Return the lines exactly as they stand, from the first of the material through the line containing "import numpy as np".

* start Information provided *

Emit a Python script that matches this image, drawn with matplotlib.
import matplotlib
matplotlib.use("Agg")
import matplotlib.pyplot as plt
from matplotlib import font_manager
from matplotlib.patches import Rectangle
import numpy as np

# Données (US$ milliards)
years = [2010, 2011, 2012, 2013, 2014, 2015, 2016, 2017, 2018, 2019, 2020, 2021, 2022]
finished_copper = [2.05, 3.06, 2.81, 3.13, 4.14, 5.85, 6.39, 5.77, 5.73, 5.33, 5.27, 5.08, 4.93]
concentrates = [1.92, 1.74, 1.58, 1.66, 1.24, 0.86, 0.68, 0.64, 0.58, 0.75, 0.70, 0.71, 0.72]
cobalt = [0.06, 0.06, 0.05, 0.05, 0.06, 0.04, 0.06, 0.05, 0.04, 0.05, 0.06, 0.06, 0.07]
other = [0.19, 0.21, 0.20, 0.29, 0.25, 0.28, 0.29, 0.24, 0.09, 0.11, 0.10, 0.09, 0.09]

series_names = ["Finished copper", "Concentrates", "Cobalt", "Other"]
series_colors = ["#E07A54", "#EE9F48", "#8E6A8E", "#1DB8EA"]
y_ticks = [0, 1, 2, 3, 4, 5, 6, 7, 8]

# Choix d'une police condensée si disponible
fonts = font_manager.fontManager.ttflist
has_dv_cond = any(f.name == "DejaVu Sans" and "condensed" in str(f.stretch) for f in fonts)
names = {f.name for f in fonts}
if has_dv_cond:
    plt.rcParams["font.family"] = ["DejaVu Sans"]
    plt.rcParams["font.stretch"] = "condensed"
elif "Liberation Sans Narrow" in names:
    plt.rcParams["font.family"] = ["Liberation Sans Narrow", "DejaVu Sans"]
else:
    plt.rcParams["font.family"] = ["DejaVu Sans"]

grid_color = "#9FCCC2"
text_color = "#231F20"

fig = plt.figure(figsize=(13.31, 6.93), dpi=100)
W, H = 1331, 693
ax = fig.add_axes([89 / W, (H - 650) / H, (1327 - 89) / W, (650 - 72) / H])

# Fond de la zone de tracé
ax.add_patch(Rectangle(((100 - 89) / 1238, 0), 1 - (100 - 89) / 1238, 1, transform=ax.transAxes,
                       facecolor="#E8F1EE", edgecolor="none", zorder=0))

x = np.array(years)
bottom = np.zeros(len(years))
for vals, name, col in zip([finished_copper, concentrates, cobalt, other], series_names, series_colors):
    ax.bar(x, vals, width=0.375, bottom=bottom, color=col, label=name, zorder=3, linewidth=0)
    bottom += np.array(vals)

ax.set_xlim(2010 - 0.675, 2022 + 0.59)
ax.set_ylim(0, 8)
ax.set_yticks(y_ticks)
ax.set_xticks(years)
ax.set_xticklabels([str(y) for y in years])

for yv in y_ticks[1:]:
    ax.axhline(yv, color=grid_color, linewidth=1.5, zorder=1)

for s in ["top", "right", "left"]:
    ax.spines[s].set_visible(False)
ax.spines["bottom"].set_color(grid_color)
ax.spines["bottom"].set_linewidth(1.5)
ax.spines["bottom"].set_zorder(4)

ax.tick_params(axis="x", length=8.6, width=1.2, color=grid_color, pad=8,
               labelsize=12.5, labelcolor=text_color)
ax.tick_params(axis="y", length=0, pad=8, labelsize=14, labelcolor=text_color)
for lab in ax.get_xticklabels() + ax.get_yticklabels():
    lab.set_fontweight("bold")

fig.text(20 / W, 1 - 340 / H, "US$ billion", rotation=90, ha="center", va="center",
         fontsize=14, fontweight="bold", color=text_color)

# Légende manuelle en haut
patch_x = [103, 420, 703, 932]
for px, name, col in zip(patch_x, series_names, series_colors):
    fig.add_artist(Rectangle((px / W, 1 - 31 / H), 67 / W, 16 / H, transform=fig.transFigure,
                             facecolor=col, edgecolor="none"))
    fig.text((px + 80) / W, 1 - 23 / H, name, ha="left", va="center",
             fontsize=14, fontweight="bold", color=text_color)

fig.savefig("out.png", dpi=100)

* end Information provided *

**In response**
Emit a Python script that matches this image, drawn with matplotlib.
import matplotlib
matplotlib.use("Agg")
import matplotlib.pyplot as plt
from matplotlib import font_manager
from matplotlib.patches import Rectangle
import numpy as np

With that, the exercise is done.